I'm 6'1, white, thick brown hair, average face.


----------



## Haumea (Jul 11, 2009)

> Regardless of whether they are negative thoughts or not, humans still judge eachother very quickly right off the bat, and alot of times this judgement will remain


Ugly plus inhibited - judgment remains.

Ugly plus charming, fun and exciting - judgment dissipates.

Whether you want to create a self-fulfilling prophecy or not - the choice is yours.

Humans are not decision-making robots. They can be won over despite initial impressions based on appearance.

So the real issue is "do you want to or not?" "Are you willing to do what it takes or not?" It's upto you.

Step 1: emancipate yourself from mental slavery

Step 2: develop an irresistably attractive personality.

Step 3: cash those checks. 

As I see it you have two choices: constant, unrelenting frustration or the difficult task of change. Neither is particularly pleasant but at least the second leads somewhere, is finite. I highly recommend the second. 

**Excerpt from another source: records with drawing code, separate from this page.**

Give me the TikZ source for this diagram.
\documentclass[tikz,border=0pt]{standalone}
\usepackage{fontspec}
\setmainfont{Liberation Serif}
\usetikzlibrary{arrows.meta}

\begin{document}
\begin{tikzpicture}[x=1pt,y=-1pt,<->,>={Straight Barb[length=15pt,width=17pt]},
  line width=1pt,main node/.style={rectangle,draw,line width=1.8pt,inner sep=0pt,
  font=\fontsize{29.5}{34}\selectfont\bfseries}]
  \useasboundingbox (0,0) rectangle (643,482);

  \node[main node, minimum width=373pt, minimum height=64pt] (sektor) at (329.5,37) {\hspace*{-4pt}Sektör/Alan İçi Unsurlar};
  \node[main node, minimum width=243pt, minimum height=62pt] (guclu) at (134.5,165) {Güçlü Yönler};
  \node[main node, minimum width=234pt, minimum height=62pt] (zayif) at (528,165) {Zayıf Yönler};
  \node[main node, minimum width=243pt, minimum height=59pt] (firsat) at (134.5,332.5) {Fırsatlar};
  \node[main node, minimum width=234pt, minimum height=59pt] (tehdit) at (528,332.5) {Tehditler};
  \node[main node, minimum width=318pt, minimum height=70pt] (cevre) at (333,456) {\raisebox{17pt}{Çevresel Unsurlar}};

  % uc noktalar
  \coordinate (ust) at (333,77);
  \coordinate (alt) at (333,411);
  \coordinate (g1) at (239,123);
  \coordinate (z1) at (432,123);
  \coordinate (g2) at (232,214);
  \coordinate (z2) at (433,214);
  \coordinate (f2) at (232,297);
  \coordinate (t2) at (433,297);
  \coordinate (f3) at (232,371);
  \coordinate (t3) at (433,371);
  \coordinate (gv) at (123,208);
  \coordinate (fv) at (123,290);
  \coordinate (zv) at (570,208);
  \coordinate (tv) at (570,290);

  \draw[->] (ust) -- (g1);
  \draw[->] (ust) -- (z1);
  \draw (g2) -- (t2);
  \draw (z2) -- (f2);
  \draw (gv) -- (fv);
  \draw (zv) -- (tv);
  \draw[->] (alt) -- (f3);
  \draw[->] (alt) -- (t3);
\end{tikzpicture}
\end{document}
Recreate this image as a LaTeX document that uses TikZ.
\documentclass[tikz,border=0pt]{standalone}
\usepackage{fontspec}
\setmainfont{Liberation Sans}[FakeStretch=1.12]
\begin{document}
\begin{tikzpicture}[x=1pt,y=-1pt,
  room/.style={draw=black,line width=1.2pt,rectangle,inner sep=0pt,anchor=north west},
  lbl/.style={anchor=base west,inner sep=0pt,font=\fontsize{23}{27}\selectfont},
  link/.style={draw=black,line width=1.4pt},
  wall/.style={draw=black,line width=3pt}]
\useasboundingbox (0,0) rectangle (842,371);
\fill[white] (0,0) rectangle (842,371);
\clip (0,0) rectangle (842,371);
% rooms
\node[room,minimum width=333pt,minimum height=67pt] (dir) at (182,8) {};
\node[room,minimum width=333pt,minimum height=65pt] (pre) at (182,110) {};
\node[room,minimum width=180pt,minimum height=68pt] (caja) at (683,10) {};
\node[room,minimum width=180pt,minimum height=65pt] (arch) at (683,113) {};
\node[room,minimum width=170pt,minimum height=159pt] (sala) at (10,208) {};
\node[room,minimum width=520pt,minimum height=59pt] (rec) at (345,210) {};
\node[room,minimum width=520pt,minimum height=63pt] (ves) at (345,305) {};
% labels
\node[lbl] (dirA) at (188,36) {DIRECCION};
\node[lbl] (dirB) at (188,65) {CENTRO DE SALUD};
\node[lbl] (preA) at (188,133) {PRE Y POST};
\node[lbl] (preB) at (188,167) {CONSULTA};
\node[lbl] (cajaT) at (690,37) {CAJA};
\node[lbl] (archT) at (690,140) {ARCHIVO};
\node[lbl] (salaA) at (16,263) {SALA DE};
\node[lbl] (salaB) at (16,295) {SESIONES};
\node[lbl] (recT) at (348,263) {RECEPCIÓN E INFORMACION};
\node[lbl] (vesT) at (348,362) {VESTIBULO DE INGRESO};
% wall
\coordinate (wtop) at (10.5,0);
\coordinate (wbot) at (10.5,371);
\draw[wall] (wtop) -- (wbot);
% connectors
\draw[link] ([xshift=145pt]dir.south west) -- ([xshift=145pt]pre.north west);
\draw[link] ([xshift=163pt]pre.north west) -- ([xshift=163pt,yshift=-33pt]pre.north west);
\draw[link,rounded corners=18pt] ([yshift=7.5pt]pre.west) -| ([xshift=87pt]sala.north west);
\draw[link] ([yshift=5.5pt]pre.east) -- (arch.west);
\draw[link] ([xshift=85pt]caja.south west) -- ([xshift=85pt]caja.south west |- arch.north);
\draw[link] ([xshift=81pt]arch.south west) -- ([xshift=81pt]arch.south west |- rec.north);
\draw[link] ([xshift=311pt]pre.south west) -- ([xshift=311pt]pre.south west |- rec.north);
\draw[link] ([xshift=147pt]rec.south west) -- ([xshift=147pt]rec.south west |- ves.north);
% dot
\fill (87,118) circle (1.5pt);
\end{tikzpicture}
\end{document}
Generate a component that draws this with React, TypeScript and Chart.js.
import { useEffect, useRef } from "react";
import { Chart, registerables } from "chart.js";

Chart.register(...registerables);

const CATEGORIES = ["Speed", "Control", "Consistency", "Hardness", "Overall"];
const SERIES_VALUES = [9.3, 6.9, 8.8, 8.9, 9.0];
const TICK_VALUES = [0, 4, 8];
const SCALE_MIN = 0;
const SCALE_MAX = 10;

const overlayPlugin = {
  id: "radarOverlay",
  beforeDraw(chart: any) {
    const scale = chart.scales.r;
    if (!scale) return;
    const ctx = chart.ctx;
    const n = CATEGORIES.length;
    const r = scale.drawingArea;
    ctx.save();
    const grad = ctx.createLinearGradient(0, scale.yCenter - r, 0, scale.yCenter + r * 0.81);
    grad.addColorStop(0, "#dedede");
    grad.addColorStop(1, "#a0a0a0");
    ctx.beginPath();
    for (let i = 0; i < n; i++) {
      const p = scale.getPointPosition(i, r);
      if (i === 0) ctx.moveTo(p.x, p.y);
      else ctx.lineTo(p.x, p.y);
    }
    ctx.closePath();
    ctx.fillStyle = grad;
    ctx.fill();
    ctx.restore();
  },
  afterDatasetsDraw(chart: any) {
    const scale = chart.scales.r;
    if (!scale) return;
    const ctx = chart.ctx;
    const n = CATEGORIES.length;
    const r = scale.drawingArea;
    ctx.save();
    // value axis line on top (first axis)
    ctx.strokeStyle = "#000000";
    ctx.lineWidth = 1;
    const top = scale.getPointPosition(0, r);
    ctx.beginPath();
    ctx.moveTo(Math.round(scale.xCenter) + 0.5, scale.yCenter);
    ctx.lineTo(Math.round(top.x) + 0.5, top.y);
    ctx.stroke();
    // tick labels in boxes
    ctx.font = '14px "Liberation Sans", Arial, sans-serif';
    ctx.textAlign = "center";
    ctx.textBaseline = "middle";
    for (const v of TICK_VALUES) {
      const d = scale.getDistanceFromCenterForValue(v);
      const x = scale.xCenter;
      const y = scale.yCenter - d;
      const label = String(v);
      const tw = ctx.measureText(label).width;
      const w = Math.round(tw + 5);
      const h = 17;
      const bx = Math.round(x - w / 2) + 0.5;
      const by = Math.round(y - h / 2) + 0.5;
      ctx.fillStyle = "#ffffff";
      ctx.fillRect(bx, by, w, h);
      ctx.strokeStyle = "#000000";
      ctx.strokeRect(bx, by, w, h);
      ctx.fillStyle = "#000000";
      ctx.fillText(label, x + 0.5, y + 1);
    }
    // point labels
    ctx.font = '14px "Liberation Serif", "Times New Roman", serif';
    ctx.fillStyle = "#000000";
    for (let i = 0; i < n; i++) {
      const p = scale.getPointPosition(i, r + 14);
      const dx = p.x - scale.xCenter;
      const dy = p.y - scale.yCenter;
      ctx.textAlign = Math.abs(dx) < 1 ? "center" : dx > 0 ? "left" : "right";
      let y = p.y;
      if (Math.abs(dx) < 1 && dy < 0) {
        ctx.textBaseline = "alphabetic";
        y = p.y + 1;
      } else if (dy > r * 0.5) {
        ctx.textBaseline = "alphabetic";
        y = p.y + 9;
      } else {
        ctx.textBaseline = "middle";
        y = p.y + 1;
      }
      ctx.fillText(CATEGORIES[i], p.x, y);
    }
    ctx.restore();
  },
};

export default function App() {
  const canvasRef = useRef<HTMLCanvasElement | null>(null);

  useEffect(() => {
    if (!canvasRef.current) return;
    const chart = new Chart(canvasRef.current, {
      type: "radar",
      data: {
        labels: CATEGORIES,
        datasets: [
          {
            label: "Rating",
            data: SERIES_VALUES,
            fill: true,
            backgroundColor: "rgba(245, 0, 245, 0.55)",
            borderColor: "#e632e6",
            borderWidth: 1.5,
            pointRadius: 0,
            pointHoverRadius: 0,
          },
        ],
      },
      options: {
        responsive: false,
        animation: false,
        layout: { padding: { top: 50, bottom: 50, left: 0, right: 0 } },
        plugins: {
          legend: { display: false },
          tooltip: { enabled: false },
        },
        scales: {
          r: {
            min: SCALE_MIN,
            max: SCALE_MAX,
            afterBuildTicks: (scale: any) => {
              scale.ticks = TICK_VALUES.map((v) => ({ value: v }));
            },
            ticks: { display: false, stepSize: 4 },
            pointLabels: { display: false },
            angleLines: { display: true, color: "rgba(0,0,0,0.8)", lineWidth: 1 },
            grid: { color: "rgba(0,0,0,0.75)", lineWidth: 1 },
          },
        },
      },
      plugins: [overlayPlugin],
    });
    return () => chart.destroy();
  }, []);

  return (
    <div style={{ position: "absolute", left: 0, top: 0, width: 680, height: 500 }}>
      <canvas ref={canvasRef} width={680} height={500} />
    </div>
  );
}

On a serious note - think about taking baby steps as far as changing your situation. You don't have to make radical change all at once. Do something relatively easy first, then something else. Make this a 2 year project if you need to. Break it into parts.


----------



## Midnight (Jul 16, 2011)

Haumea said:


> Ugly plus inhibited - judgment remains.
> 
> Ugly plus charming, fun and exciting - judgment dissipates.
> 
> ...


'Charming, fun and exciting' are things that I was once described as, but ever since DP these words make me feel sick and embarrassed. I guess that would be indicative of depression? The idea of being a socially outgoing and 'happy' person just doesn't seem to compute with my brain anymore.. it's hard to describe.

Like if someone tells me to be happy, I just can't do it, I dont have the serotonin in my brain to physically do it, so I just act, all day.


----------



## missjess (Jun 1, 2012)

Midnight said:


> 'Charming, fun and exciting' are things that I was once described as, but ever since DP these words make me feel sick and embarrassed. I guess that would be indicative of depression? The idea of being a socially outgoing and 'happy' person just doesn't seem to compute with my brain anymore.. it's hard to describe.
> 
> Like if someone tells me to be happy, I just can't do it, I dont have the serotonin in my brain to physically do it, so I just act, all day.


Tell me about ...dp blows any sort of joyful feelings and Bubbliness away!


----------